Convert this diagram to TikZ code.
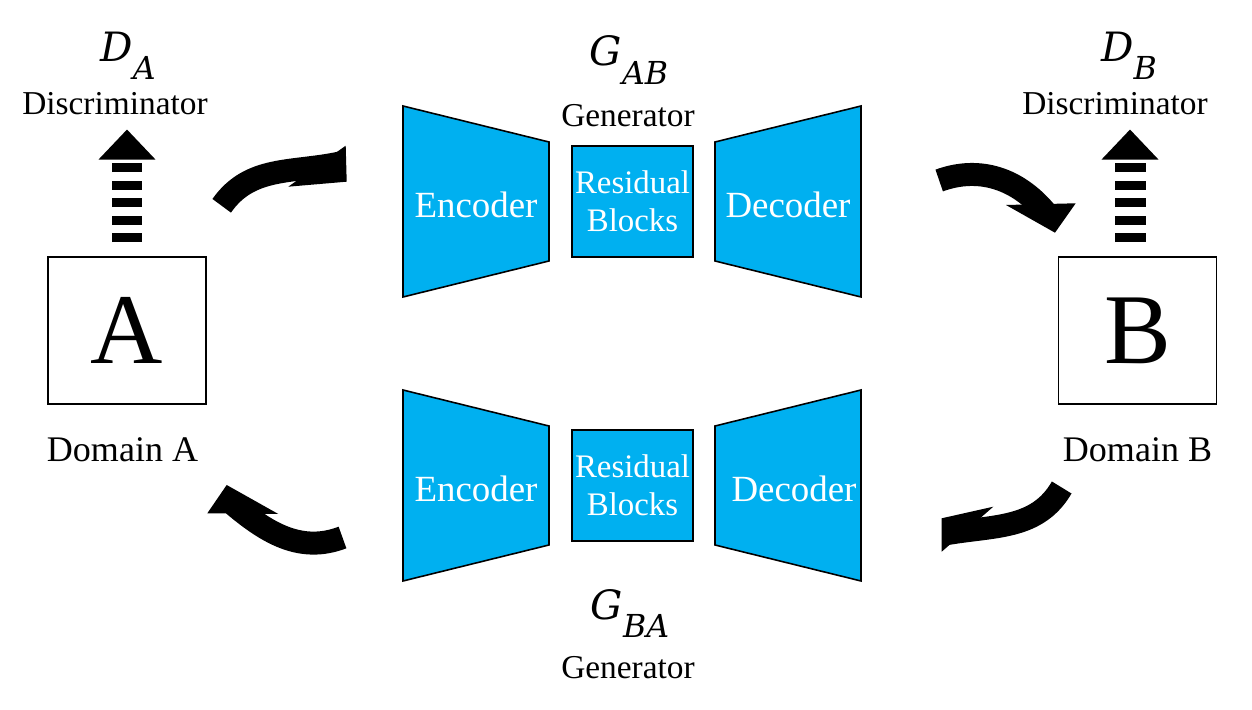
\documentclass[tikz,border=0pt]{standalone}
\usepackage{fontspec}
\setmainfont{Liberation Serif}
\newfontfamily\netfont{DejaVu Serif}
\usetikzlibrary{arrows.meta, positioning}
\definecolor{blockblue}{HTML}{00B0F0}
\newcommand{\netsym}[2]{\textit{#1}\raisebox{-0.45em}{\fontsize{18}{18}\selectfont\textit{#2}}}

\begin{document}
\begin{tikzpicture}[
    x=0.02cm, y=0.02cm,
    domainbox/.style={
        rectangle, draw, line width=1.1pt,
        minimum width=3.16cm, minimum height=2.94cm, inner sep=0pt,
        font=\fontsize{57}{60}\selectfont
    },
    caption/.style={inner sep=0pt, font=\fontsize{20.5}{24}\selectfont},
    role/.style={inner sep=0pt, font=\fontsize{19}{22}\selectfont},
    netname/.style={inner sep=0pt, font=\netfont\fontsize{23}{26}\selectfont},
    part/.style={draw=black, line width=0.9pt, fill=blockblue},
    res/.style={
        part, rectangle, minimum width=2.42cm, minimum height=2.22cm,
        inner sep=0pt, align=center, text=white,
        font=\fontsize{18.7}{21.5}\selectfont
    },
    partlbl/.style={inner sep=0pt, text=white, font=\fontsize{21}{24}\selectfont},
    cycbody/.style={line width=0.46cm},
    cychead/.style={fill=black},
    discarr/.style={
        line width=0.62cm, dash pattern=on 0.18cm off 0.17cm,
        shorten <=0.28cm, shorten >=0.28cm,
        -{Triangle[width=1.14cm, length=0.6cm, line width=0pt]}
    },
]
\useasboundingbox (0,0) rectangle (1252,710);

% ── Domains ──────
\node[domainbox] (boxA) at (127,379.5) {A};
\node[domainbox] (boxB) at (1137.5,379.5) {B};
\node[caption, below=0.64cm of boxA, xshift=-0.09cm] (domA) {Domain A};
\node[caption, below=0.64cm of boxB] (domB) {Domain B};

% ── Discriminators ──────
\node[netname] (DA) at (128,654) {\netsym{D}{A}};
\node[role] (discA) at (115,606) {Discriminator};
\node[netname] (DB) at (1129,654) {\netsym{D}{B}};
\node[role] (discB) at (1115,606) {Discriminator};

\draw[discarr] (boxA.north) -- (boxA.north |- discA.south);
\draw[discarr] ([xshift=-0.15cm]boxB.north) -- ([xshift=-0.15cm]boxB.north |- discB.south);

% ── Generator AB ──────
\node[netname] (GAB) at (629,650) {\netsym{G}{AB}};
\node[role] (genAB) at (628,594) {Generator};
\draw[part] (403,604) -- (549,568) -- (549,449) -- (403,413) -- cycle;
\node[partlbl] (encAB) at (476,505) {Encoder};
\node[res] (resAB) at (632.5,508.5) {Residual\\Blocks};
\draw[part] (715,568) -- (861,604) -- (861,413) -- (715,449) -- cycle;
\node[partlbl] (decAB) at (788,505) {Decoder};

% ── Generator BA ──────
\draw[part] (403,320) -- (549,284) -- (549,165) -- (403,129) -- cycle;
\node[partlbl] (encBA) at (476,221) {Encoder};
\node[res] (resBA) at (632.5,224.5) {Residual\\Blocks};
\draw[part] (715,284) -- (861,320) -- (861,129) -- (715,165) -- cycle;
\node[partlbl] (decBA) at (794,221) {Decoder};
\node[netname] (GBA) at (630,96.5) {\netsym{G}{BA}};
\node[role] (genBA) at (628,42) {Generator};

% ── Cycle arrows ──────
% A -> G_AB
\coordinate (abTail) at (221.7,504.2);
\coordinate (abEnd) at (340,547);
\coordinate (abBarbU) at (345.7,564.3);
\coordinate (abTip) at (346.7,528.3);
\coordinate (abBarbL) at (288.3,523.3);
\draw[cycbody] (abTail) to[out=55, in=192] (abEnd);
\fill[cychead] (abBarbU) -- (abTip) -- (abBarbL) -- cycle;

% G_AB -> B
\coordinate (bTail) at (939.2,529.5);
\coordinate (bEnd) at (1045.7,497.8);
\coordinate (bBarbR) at (1075.7,506.7);
\coordinate (bTip) at (1055,477.3);
\coordinate (bBarbL) at (1006,505);
\draw[cycbody] (bTail) to[out=20, in=130] (bEnd);
\fill[cychead] (bBarbR) -- (bTip) -- (bBarbL) -- cycle;

% B -> G_BA
\coordinate (baTail) at (1061.7,222.5);
\coordinate (baEnd) at (945.4,176.1);
\coordinate (baBarbU) at (993.3,203.3);
\coordinate (baTip) at (941.7,191.7);
\coordinate (baBarbL) at (941.7,158.3);
\draw[cycbody] (baTail) to[out=240, in=10] (baEnd);
\fill[cychead] (baBarbU) -- (baTip) -- (baBarbL) -- cycle;

% G_BA -> A
\coordinate (aTail) at (342.5,172.5);
\coordinate (aEnd) at (233.5,205.3);
\coordinate (aTip) at (226.7,225);
\coordinate (aBarbL) at (207.3,196.7);
\coordinate (aBarbR) at (278.3,196);
\draw[cycbody] (aTail) to[out=201, in=320] (aEnd);
\fill[cychead] (aBarbL) -- (aTip) -- (aBarbR) -- cycle;

\end{tikzpicture}
\end{document}
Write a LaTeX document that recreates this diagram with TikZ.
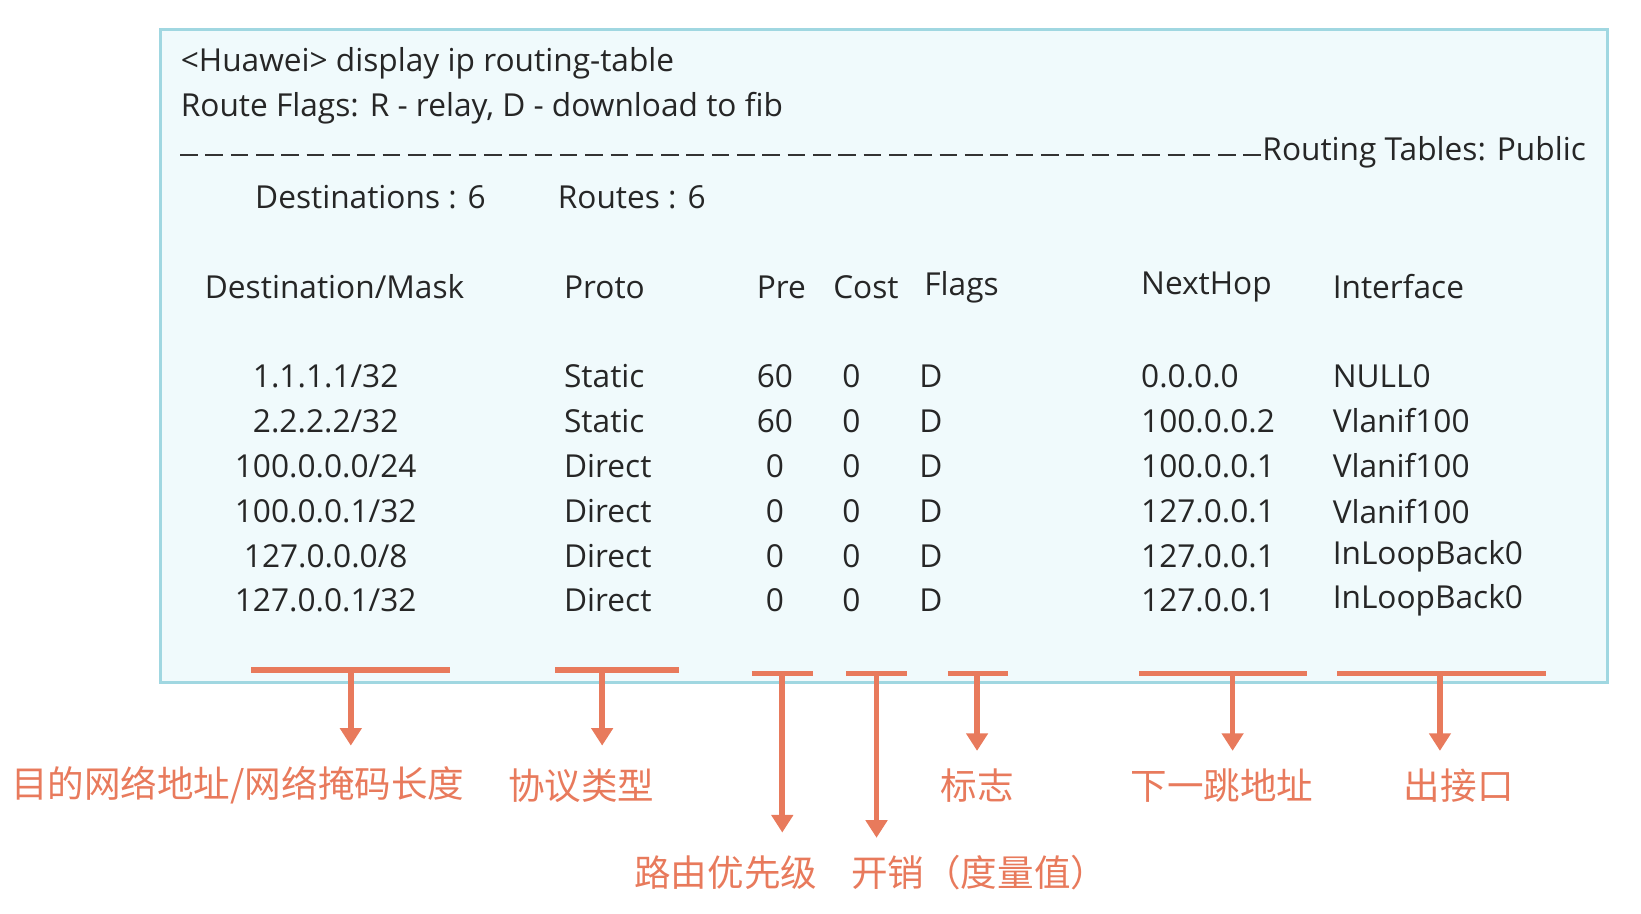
\documentclass[tikz,border=0pt]{standalone}
\usepackage{fontspec}
\setmainfont{Open Sans}
\newfontfamily\cjk{Noto Sans CJK SC}
\usetikzlibrary{positioning,arrows.meta}
\definecolor{boxfill}{RGB}{240,250,252}
\definecolor{boxline}{RGB}{160,215,225}
\definecolor{note}{RGB}{232,122,92}

\begin{document}
\begin{tikzpicture}[x=0.01047cm,y=-0.01047cm,
    txt/.style={font=\fontsize{9}{10}\selectfont,text=black!85,inner sep=0pt,anchor=west},
    ctxt/.style={txt,anchor=center},
    lbl/.style={font=\cjk\fontsize{10.4}{12}\selectfont,text=note,inner sep=0pt},
    brk/.style={note,line width=1.6pt},
    arr/.style={note,line width=1.6pt,-{Triangle[length=5pt,width=6pt]}}]
    \useasboundingbox (0,0) rectangle (1567,872);
    \filldraw[fill=boxfill,draw=boxline,line width=0.8pt] (153,28) rectangle (1535,652);

    \node[txt] (cmd) at (172,60) {<Huawei> display ip routing-table};
    \node[txt] (flg) at (172,103) {Route Flags: R - relay, D - download to fib};
    \node[txt,anchor=east] (tbl) at (1515,145) {Routing Tables: Public};
    \coordinate (dl) at (172,148);
    \draw[black!80,line width=0.6pt,dash pattern=on 5pt off 2.2pt] (dl) -- (dl -| tbl.west);
    \node[txt] (dst) at (243,188) {Destinations : 6};
    \node[txt] (rts) at (532,188) {Routes : 6};

    % header
    \node[txt] (h1) at (195,274) {Destination/Mask};
    \node[txt] (h2) at (538,274) {Proto};
    \node[txt] (h3) at (722,274) {Pre};
    \node[txt] (h4) at (795,274) {Cost};
    \node[txt] (h5) at (882,274) {Flags};
    \node[txt] (h6) at (1089,274) {NextHop};
    \node[txt] (h7) at (1272,274) {Interface};

    % rows
    \foreach \y/\d/\p/\r/\h/\i [count=\n] in
      {359/1.1.1.1\slash32/Static/60/0.0.0.0/NULL0,
       402/2.2.2.2\slash32/Static/60/100.0.0.2/Vlanif100,
       445/100.0.0.0\slash24/Direct/0/100.0.0.1/Vlanif100,
       488/100.0.0.1\slash32/Direct/0/127.0.0.1/Vlanif100,
       531/127.0.0.0\slash8/Direct/0/127.0.0.1/InLoopBack0,
       573/127.0.0.1\slash32/Direct/0/127.0.0.1/InLoopBack0}
    {
      \node[ctxt] (d\n) at (311,\y) {\d};
      \node[txt] (p\n) at (538,\y) {\p};
      \node[ctxt] (r\n) at (740,\y) {\r};
      \node[ctxt] (c\n) at (813,\y) {0};
      \node[ctxt] (f\n) at (889,\y) {D};
      \node[txt] (n\n) at (1089,\y) {\h};
      \node[txt] (i\n) at (1272,\y) {\i};
    }

    % brackets and arrows
    \foreach \a/\b/\m/\t/\e [count=\k] in
      {240/430/335/640/712, 530/648/575/640/712, 718/776/747/643/795,
       808/866/837/643/800, 905/963/933/643/717, 1088/1248/1177/643/717,
       1277/1476/1375/643/717}
    {
      \coordinate (s\k) at (\a,\t);
      \coordinate (e\k) at (\b,\t);
      \coordinate (m\k) at (\m,\t);
      \coordinate (t\k) at (\m,\e);
      \draw[brk] (s\k) -- (e\k);
      \draw[arr] (m\k) -- (t\k);
    }

    \node[lbl] (l1) at (227,750) {目的网络地址/网络掩码长度};
    \node[lbl] (l2) at (555,750) {协议类型};
    \node[lbl] (l5) at (933,750) {标志};
    \node[lbl] (l6) at (1167,750) {下一跳地址};
    \node[lbl] (l7) at (1393,750) {出接口};
    \node[lbl] (l3) at (693,833) {路由优先级};
    \node[lbl] (l4) at (935,833) {开销（度量值）};
\end{tikzpicture}
\end{document}
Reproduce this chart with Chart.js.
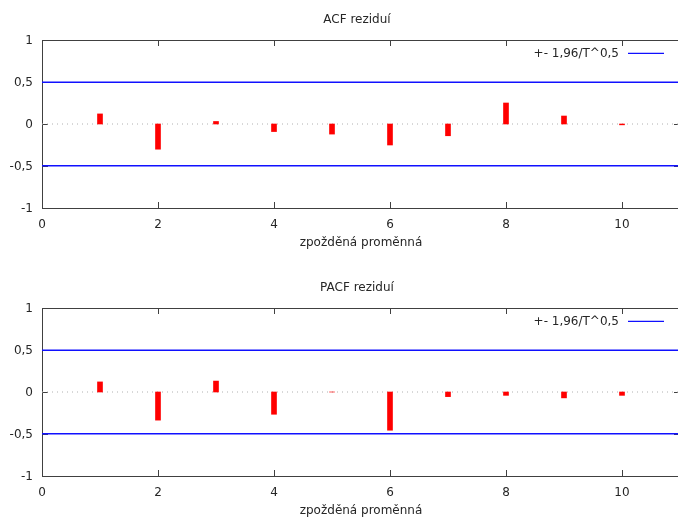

##############################

* [EXERCISE]:
Omit all pictures and repeat exactly the lines from the one containing "Write a LaTeX" through the one containing "(153,28) rectangle (1535,652);", ends included, with nothing added.

* [OUTPUT]:
Write a LaTeX document that recreates this diagram with TikZ.
\documentclass[tikz,border=0pt]{standalone}
\usepackage{fontspec}
\setmainfont{Open Sans}
\newfontfamily\cjk{Noto Sans CJK SC}
\usetikzlibrary{positioning,arrows.meta}
\definecolor{boxfill}{RGB}{240,250,252}
\definecolor{boxline}{RGB}{160,215,225}
\definecolor{note}{RGB}{232,122,92}

\begin{document}
\begin{tikzpicture}[x=0.01047cm,y=-0.01047cm,
    txt/.style={font=\fontsize{9}{10}\selectfont,text=black!85,inner sep=0pt,anchor=west},
    ctxt/.style={txt,anchor=center},
    lbl/.style={font=\cjk\fontsize{10.4}{12}\selectfont,text=note,inner sep=0pt},
    brk/.style={note,line width=1.6pt},
    arr/.style={note,line width=1.6pt,-{Triangle[length=5pt,width=6pt]}}]
    \useasboundingbox (0,0) rectangle (1567,872);
    \filldraw[fill=boxfill,draw=boxline,line width=0.8pt] (153,28) rectangle (1535,652);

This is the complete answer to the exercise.